Añado dos notas que tienen una particular
presencia en todos sus libros: la música (en esta novela “Los años de
peregrinación” de Franz Liszt) y el suicidio (tema al parecer más espinoso en
nuestra cultura que en la japonesa). “Desde el mes de julio del segundo curso
de carrera hasta enero del año siguiente, Tsukuru Tazaki vivió pensando en
morir. Entretanto, cumplió veinte años, pero esa muesca en el tiempo no
significó nada para él. Durante esos meses, la idea de acabar con su vida le
parecía de lo más natural y legítima”. Así empieza la novela, pero luego el
chaval se anima.
La muy colorida portada |
¿Y qué le ha pasado? Pues resulta que
tenía una pandillita en la que se sentía muy integrado. Eran cinco y estaban
muy unidos. Los otros cuatro lucían apellidos que hacían referencia a un color:
rojo, azul, blanco y negro. Sólo Tsukuru Tazaki no tenía ningún color, porque
Tazaki significa el que hace, el que crea, que, en el caso de nuestro personaje,
marca su vocación de ingeniero, constructor de estaciones de ferrocarril, para
lo que se está preparando en la Universidad. Pero cuando vuelve, de vacaciones,
los otros cuatro (dos chicos y dos chicas) lo rechazan y le dan definitivamente
esquinazo, sin que él sepa por qué. Fuera. Excluido. Expulsado del paraíso
juvenil.
Cuando se ha hecho mayor y cree que lo ha
superado, se enamora de Sara, pero ella advierte que “le pasa algo”, una
especie de trauma no superado y, para sacarlo de su ensimismamiento y devolverlo
a la paz y al equilibrio, le propone que busque a sus antiguos amigos y se
entere del porqué de su expulsión del grupo. Como tiene que hablar con todos ellos
para resolver su trastorno interior, esto le llevará nada menos que a Finlandia
en el espacio, a dieciséis años atrás en el tiempo y a un montón de secretos y
conflictos que entorpecieron su paso a la edad adulta. Tsukuru Tazaki, un
solitario que quiere comprometerse con la mujer a la que cree amar y que es muy
bueno diseñando estaciones, tendrá que esforzarse de lo lindo para comprenderse
y llegar a esclarecer lo que pasó:
“En ese momento, por fin lo captó. En lo
más profundo de sí mismo, Tsukuru Tazaki lo comprendió: los corazones humanos
no se unen sólo mediante la armonía. Se unen, más bien, herida con herida.
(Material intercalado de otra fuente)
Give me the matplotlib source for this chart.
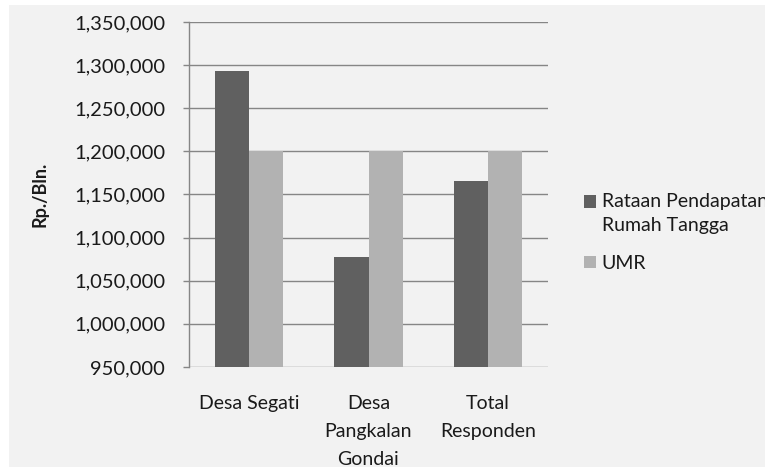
import matplotlib
matplotlib.use("Agg")
import matplotlib.pyplot as plt
from matplotlib.patches import Rectangle
from matplotlib.legend_handler import HandlerPatch
from matplotlib.ticker import FuncFormatter
import numpy as np

categories = ["Desa Segati", "Desa\nPangkalan\nGondai", "Total\nResponden"]
series_names = ["Rataan Pendapatan\nRumah Tangga", "UMR"]
pendapatan = [1293000, 1077000, 1166000]
umr = [1200000, 1200000, 1200000]
yticks = [950000, 1000000, 1050000, 1100000, 1150000, 1200000, 1250000, 1300000, 1350000]

plt.rcParams["font.family"] = ["Lato", "DejaVu Sans"]

W, H = 765, 467
PT = 72 / 100  # points per pixel at 100 dpi
fig = plt.figure(figsize=(W / 100, H / 100), dpi=100, facecolor="white")
fig.patches.append(Rectangle((9 / W, 0), 1 - 9 / W, 1 - 5 / H, transform=fig.transFigure,
                             facecolor="#f2f2f2", edgecolor="none", zorder=-10))

ax = fig.add_axes([189 / W, 1 - 367 / H, (548 - 189) / W, (367 - 22) / H])
ax.set_facecolor("none")

x = np.arange(len(categories))
bw = 0.285
b1 = ax.bar(x - bw / 2, pendapatan, bw, color="#606060", zorder=3)
b2 = ax.bar(x + bw / 2, umr, bw, color="#b2b2b2", zorder=3)

ax.set_xlim(-0.5, len(categories) - 0.5)
ax.set_ylim(yticks[0], yticks[-1])
ax.set_yticks(yticks)
ax.yaxis.set_major_formatter(FuncFormatter(lambda v, p: f"{v:,.0f}"))
ax.set_xticks(x)
ax.set_xticklabels(categories, fontsize=14, linespacing=1.8, color="#1a1a1a")
ax.tick_params(axis="x", length=0, pad=28 * PT)
ax.tick_params(axis="y", length=6 * PT, width=1, color="#868686", pad=18 * PT,
               labelsize=14.5, labelcolor="#1a1a1a")

ax.grid(axis="y", color="#868686", linewidth=1, zorder=0)
for s in ["top", "right", "bottom"]:
    ax.spines[s].set_visible(False)
ax.spines["left"].set_color("#868686")
ax.spines["left"].set_linewidth(1)

ax.set_ylabel("Rp./Bln.", fontsize=13, fontweight="bold", labelpad=18, color="#1a1a1a")


def square_at(dy):
    # legend key drawn as a square, raised to sit beside the first text line
    def make(legend, orig_handle, xdescent, ydescent, width, height, fontsize):
        return Rectangle((-xdescent, -ydescent + dy), width, height)
    return HandlerPatch(patch_func=make)


leg = ax.legend([b1[0], b2[0]], series_names, loc="upper left",
                bbox_to_anchor=(574 / W, 1 - 183 / H), bbox_transform=fig.transFigure,
                frameon=False, fontsize=14, handlelength=0.62, handleheight=0.62,
                handletextpad=0.3, labelspacing=1.05, borderpad=0,
                handler_map={b1[0]: square_at(12 * PT), b2[0]: square_at(0)})
for t in leg.get_texts():
    t.set_color("#1a1a1a")
    t.set_linespacing(1.55)

fig.savefig("out.png", dpi=100, facecolor="white")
Dolor con dolor. Fragilidad con fragilidad. No existe silencio sin un grito
desgarrador, no existe perdón sin que se derrame sangre, no existe aceptación
sin pasar por un intenso sentimiento de pérdida. Ésos son los cimientos de la
verdadera armonía.”
Un abrupto y sorprendente final nos deja
con la miel en los labios en un libro de Murakami donde, pese a todo, predomina
lo diáfano, lo optimista, lo vital; una excelente experiencia lectora.